Saturday, July 10, 1999 Published at 18:02 GMT 19:02 UK
Blair and Prescott counter rift rumours
Tony Blair and John Prescott have denied talk of a rift
Prime Minister Tony Blair and his deputy have moved to end reports of a rift between them, with both warning party members to stay unified if they want Labour to win a second term in office.
In a speech to a Labour rally in Scarborough, Mr Blair praised John Prescott and the public servants he accused of being resistant to change earlier this week.
"It is because this government believes in public service, because we recognise its potential that we will always be the friends of the good and the enemy of the second rate," he said.
"But better public services don't happen just by wanting them," he said. "They need money, change, reform, modernisation, encouraging the good service, rooting out the bad service."
He added that Mr Prescott shared his vision of "a vibrant, popular, confident public service delivering to the people of this country".

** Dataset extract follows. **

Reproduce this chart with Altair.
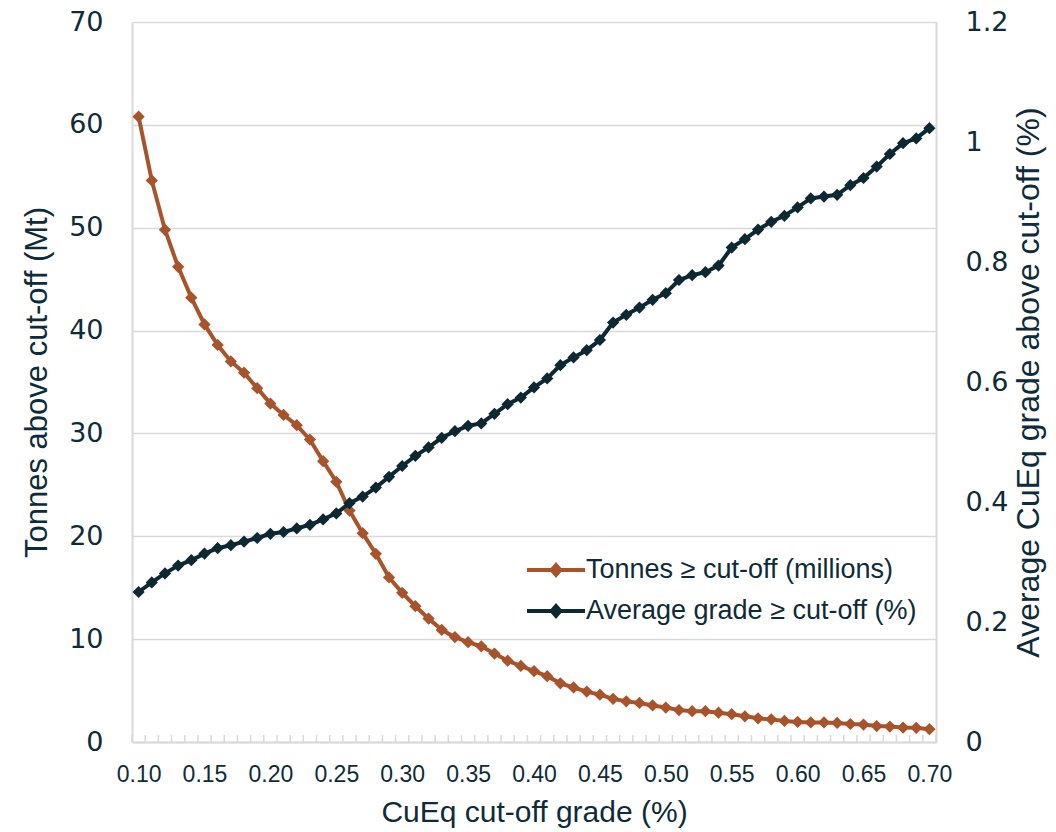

Mr Blair pledged that the government would not return to the days of old Labour administrations where there was tension between ministers and grassroots members.
Later, the deputy prime minister reinforced the message that New Labour is delivering for all sections of the electorate in a speech to a miners' gala in Durham.
"To achieve that we don't need to talk right and walk left, we don't need to talk left and walk right," he said.
"We simply need to talk straight and do the right thing."
He said as the government entered its mid-term phase people needed patience and perseverance.
Heckled by miners
"Some of our policies like the National Minimum Wage have an immediate impact. Other will take time to bear fruit. Some issues are painful to deal with, but we must stick to our guns.
"The benefit of these policies is not the preserve of the family in the council estate or the man in the Volvo estate. They are for the many not the few."
Mr Prescott was jeered throughout his speech by activists who unfurled banners protesting at the treatment of the Liverpool dockers and the sale of arms to Indonesia.
The protesters tried to shout down the deputy prime minister but were themselves jeered by the thousands who had turned up to hear Mr Prescott.
Aim to end wrangling
Reports of a rift between Mr Blair and Mr Prescott began on Tuesday when the prime minister strayed from a prepared text at a meeting with entrepreneurs to hit out at resistance to change in the public sector.
The following day Mr Prescott chose a local government conference to praise the dedication of public sector employees.
Saturday's speeches were the first in a series of addresses by senior ministers over the next few weeks, designed to spell out the government's position after two years in office and end wrangling over Old versus New Labour values.